As part of the accord, developed and developing countries would list their national actions and mechanisms for addressing climate change, then provide information on those actions, and how well they're carried out, through "national communications, with provisions for international consultations and analysis under clearly defined guidelines," according to an Administration official. That last point was particularly important for the U.S.: the Chinese were resistant to coming under international scrutiny, and Secretary of State Hillary Clinton had earlier called transparency a "deal breaker." Though the details of exactly how the monitoring will be carried out remain unclear — like much in the agreement — it apparently fit Obama's requirements. "Transparency, mitigation and finance form the basis of the common approach the U.S. and other partners have embraced here in Copenhagen," he said before boarding Air Force One to return to Washington.

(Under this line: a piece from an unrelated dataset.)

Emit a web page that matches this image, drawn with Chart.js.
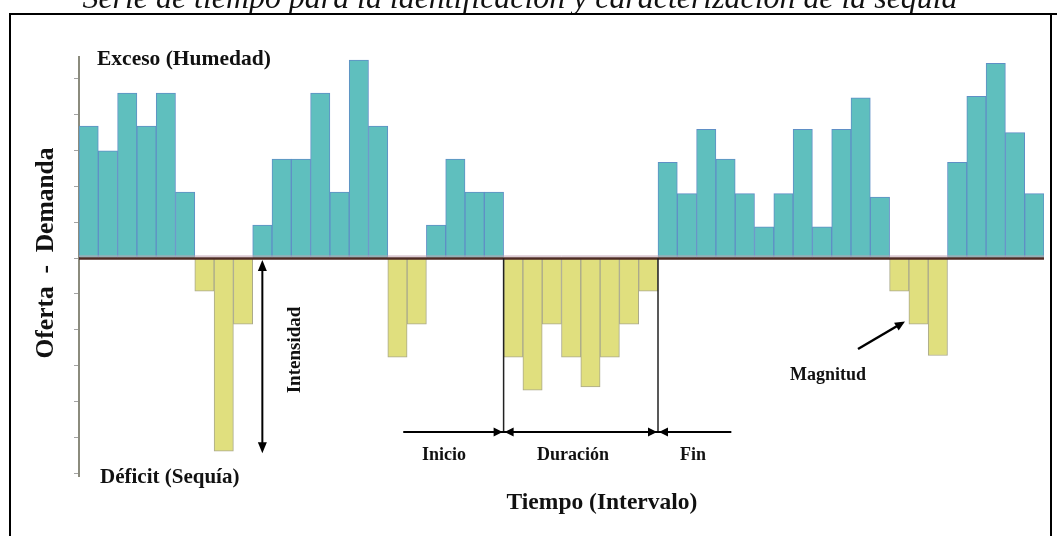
<!DOCTYPE html>
<html>
<head>
<meta charset="utf-8">
<script src="https://cdn.jsdelivr.net/npm/chart.js@4.4.0/dist/chart.umd.min.js"></script>
<style>
    html, body { margin: 0; padding: 0; background: #fff; }
    #wrap { position: relative; width: 1057px; height: 536px; }
</style>
</head>
<body>
<div id="wrap"><canvas id="chart" width="1057" height="536"></canvas></div>
<script>
// Intervalos de tiempo (eje x, sin etiquetas visibles)
const intervalos = [
    "1", "2", "3", "4", "5", "6", "7", "8", "9", "10",
    "11", "12", "13", "14", "15", "16", "17", "18", "19", "20",
    "21", "22", "23", "24", "25", "26", "27", "28", "29", "30",
    "31", "32", "33", "34", "35", "36", "37", "38", "39", "40",
    "41", "42", "43", "44", "45", "46", "47", "48", "49", "50"
];

// Oferta - Demanda por intervalo (positivo = exceso, negativo = deficit)
const ofertaMenosDemanda = [
    4, 3.25, 5, 4, 5, 2,
    -1, -5.85, -2,
    1, 3, 3, 5, 2, 6, 4,
    -3, -2,
    1, 3, 2, 2,
    -3, -4, -2, -3, -3.9, -3, -2, -1,
    2.9, 1.95, 3.9, 3, 1.95, 0.95, 1.95, 3.9, 0.95, 3.9, 4.85, 1.85,
    -1, -2, -2.95,
    2.9, 4.9, 5.9, 3.8, 1.95
];

// Rango y paso de las marcas del eje y
const ejeYMin = -6.6;
const ejeYMax = 6.09;
const ejeYPaso = 1.085;

const colorExceso = "#5fbfbe";
const bordeExceso = "#5f8fc6";
const colorDeficit = "#e0df7e";
const bordeDeficit = "#aaa98c";

const fuenteSerif = '"Liberation Serif", "Times New Roman", serif';

function punta(ctx, x, y, angulo, largo = 10, ancho = 4.5) {
    ctx.save();
    ctx.translate(x, y);
    ctx.rotate(angulo);
    ctx.beginPath();
    ctx.moveTo(0, 0);
    ctx.lineTo(-largo, -ancho);
    ctx.lineTo(-largo, ancho);
    ctx.closePath();
    ctx.fill();
    ctx.restore();
}

function linea(ctx, x1, y1, x2, y2, grosor) {
    ctx.lineWidth = grosor;
    ctx.beginPath();
    ctx.moveTo(x1, y1);
    ctx.lineTo(x2, y2);
    ctx.stroke();
}

function texto(ctx, str, x, y, size, align = "left", estilo = "bold") {
    ctx.font = `${estilo} ${size}px ${fuenteSerif}`;
    ctx.textAlign = align;
    ctx.textBaseline = "alphabetic";
    ctx.fillText(str, x, y);
}

// Anotaciones: linea cero, flechas, textos y marco
const anotaciones = {
    id: "anotaciones",
    afterDatasetsDraw(chart) {
        const { ctx, chartArea, scales: { x, y } } = chart;
        const y0 = y.getPixelForValue(0);
        const borde = (i) => x.getPixelForValue(i - 0.5);

        ctx.save();

        // linea de cero
        ctx.strokeStyle = "#c2a3b3";
        linea(ctx, chartArea.left, y0 - 2, chartArea.right, y0 - 2, 1);
        ctx.strokeStyle = "#4e2b25";
        linea(ctx, chartArea.left, y0 + 0.5, chartArea.right, y0 + 0.5, 2.5);

        ctx.strokeStyle = "#000";
        ctx.fillStyle = "#000";

        // Intensidad (flecha vertical doble)
        const xInt = x.getPixelForValue(9);
        const yInt = y.getPixelForValue(-5.85) + 2;
        linea(ctx, xInt, y0 + 8, xInt, yInt - 8, 2);
        punta(ctx, xInt, y0 + 2, -Math.PI / 2, 11, 4.5);
        punta(ctx, xInt, yInt, Math.PI / 2, 11, 4.5);

        // Inicio / Duracion / Fin
        const xA = borde(22);
        const xB = borde(30);
        const yF = 432;
        ctx.strokeStyle = "#222";
        linea(ctx, xA, y0, xA, yF, 1.5);
        linea(ctx, xB, y0, xB, yF, 1.5);
        ctx.strokeStyle = "#000";
        linea(ctx, borde(16.8), yF, borde(33.8), yF, 2);
        punta(ctx, xA - 1, yF, 0, 9, 4.5);
        punta(ctx, xA + 1, yF, Math.PI, 9, 4.5);
        punta(ctx, xB - 1, yF, 0, 9, 4.5);
        punta(ctx, xB + 1, yF, Math.PI, 9, 4.5);

        // Magnitud
        ctx.strokeStyle = "#000";
        linea(ctx, 858, 349, 898, 325.5, 2.5);
        punta(ctx, 905, 321.5, Math.atan2(321.5 - 349, 905 - 858), 10, 4.5);

        // Textos
        ctx.fillStyle = "#111";
        texto(ctx, "Exceso (Humedad)", 97, 65, 21.5);
        texto(ctx, "Déficit (Sequía)", 100, 483, 21);
        texto(ctx, "Inicio", 444, 460, 18, "center");
        texto(ctx, "Duración", 573, 460, 18, "center");
        texto(ctx, "Fin", 693, 460, 18, "center");
        texto(ctx, "Tiempo (Intervalo)", 602, 509, 23.5, "center");
        texto(ctx, "Magnitud", 828, 380, 18, "center");

        ctx.save();
        ctx.translate(53, 253);
        ctx.rotate(-Math.PI / 2);
        texto(ctx, "Oferta  -  Demanda", 0, 0, 25.5, "center");
        ctx.restore();

        ctx.save();
        ctx.translate(300, 350);
        ctx.rotate(-Math.PI / 2);
        texto(ctx, "Intensidad", 0, 0, 19, "center");
        ctx.restore();

        // Titulo (cortado en la parte superior)
        ctx.font = `italic 26px ${fuenteSerif}`;
        const titulo = "Serie de tiempo para la identificación y caracterización de la sequía";
        const tam = 26 * 875 / ctx.measureText(titulo).width;
        texto(ctx, titulo, 520, 8, tam.toFixed(1), "center", "italic");

        // Marco
        ctx.strokeStyle = "#000";
        linea(ctx, 10, 14, 1057, 14, 2);
        linea(ctx, 10, 13, 10, 536, 2);
        linea(ctx, 1051, 13, 1051, 536, 2);

        ctx.restore();
    }
};

const ctx = document.getElementById("chart").getContext("2d");
new Chart(ctx, {
    type: "bar",
    data: {
        labels: intervalos,
        datasets: [{
            data: ofertaMenosDemanda,
            backgroundColor: (c) => (c.raw >= 0 ? colorExceso : colorDeficit),
            borderColor: (c) => (c.raw >= 0 ? bordeExceso : bordeDeficit),
            borderWidth: 1,
            borderSkipped: "start",
            barPercentage: 1,
            categoryPercentage: 1
        }]
    },
    options: {
        responsive: false,
        animation: false,
        layout: { padding: { left: 79, right: 13, top: 57, bottom: 60 } },
        plugins: {
            legend: { display: false },
            tooltip: { enabled: false }
        },
        scales: {
            x: { display: false },
            y: {
                min: ejeYMin,
                max: ejeYMax,
                afterFit: (scale) => { scale.width = 0; },
                ticks: { display: false, stepSize: ejeYPaso, includeBounds: false },
                grid: { drawOnChartArea: false, drawTicks: true, tickLength: 5, color: "#a3a3a3", lineWidth: 1 },
                border: { display: true, color: "#8b8b7d", width: 2 }
            }
        }
    },
    plugins: [anotaciones]
});
</script>
</body>
</html>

When Obama arrived in Copenhagen on Friday morning, ministers and some heads of state had been up much of the night attempting to craft a workable agreement without success. Obama's day was spent being shuttled from meeting to meeting with major developed and developing economies. He was stood up at one meeting by Chinese Premier Wen Jiabao; by some reports he had to finesse his way into a key meeting with Chinese, Indian and Brazilian officials, where the agreement was finally struck. The deal, "if not what we expected, may be a way of salvaging something and pave the way to another meeting or series of meetings to get the full result of this proceeding," said Sergio Serra, Brazil's chief climate negotiator. In fact, the accord drops the expected goal of setting a deadline to achieve a true international treaty by the end of 2010; the details of such a treaty will most likely require months or years of further negotiation.

Obama was quick to note that the deal was not legally binding for anyone — neither the U.S. nor developing nations like China. Each country will list its climate actions in an appendix to the document; then there will be international analysis and reporting similar to what happens under the World Trade Organization. But there will be no legal penalties if countries fail to achieve their targets. "We'll receive a sense of what each country is doing," said Obama. That way the signatories will know "we are in this together, and we will know who is emitting and who is not."

For some, there was a sense of relief and excitement that, after two weeks of stalled talks and a day of frustration and cancelled meetings, at least something was achieved. Fans of the deal focused on its potential to kick-start clean-energy investment. It may also speed the adoption of cap-and-trade legislation by the U.S. Senate, which is seen as key to establishing a more ambitious global treaty. But for activists and many delegates in Copenhagen, the deal fell far short of what science demands to combat global warming. Many countries are already irritated that they were left out of the last-minute negotiations. "This is a declaration that small and poor countries don't matter, that international civil society doesn't matter, and that serious limits on carbon don't matter," said Bill McKibben, the head of the environmental activist group "The President has wrecked the U.N., and he's wrecked the possibility of a tough plan to control global warming."

Even by passing a final plenary vote, the deal will still need to be voted on by the wider U.N. — and with the way the troubled negotiations have gone so far, that's no sure thing. In the end, the compromise was pure Obama: pragmatic, with a little bit for everyone to like and dislike. "This progress did not come easy, and we know that this progress alone is not enough," he said. "One of the things I've felt very strongly over the years is that the hard stuff inspires not paralysis but going ahead and making the best of the situation you are in and then continuing to try to make progress." After two hard weeks, some will argue, it's better than nothing.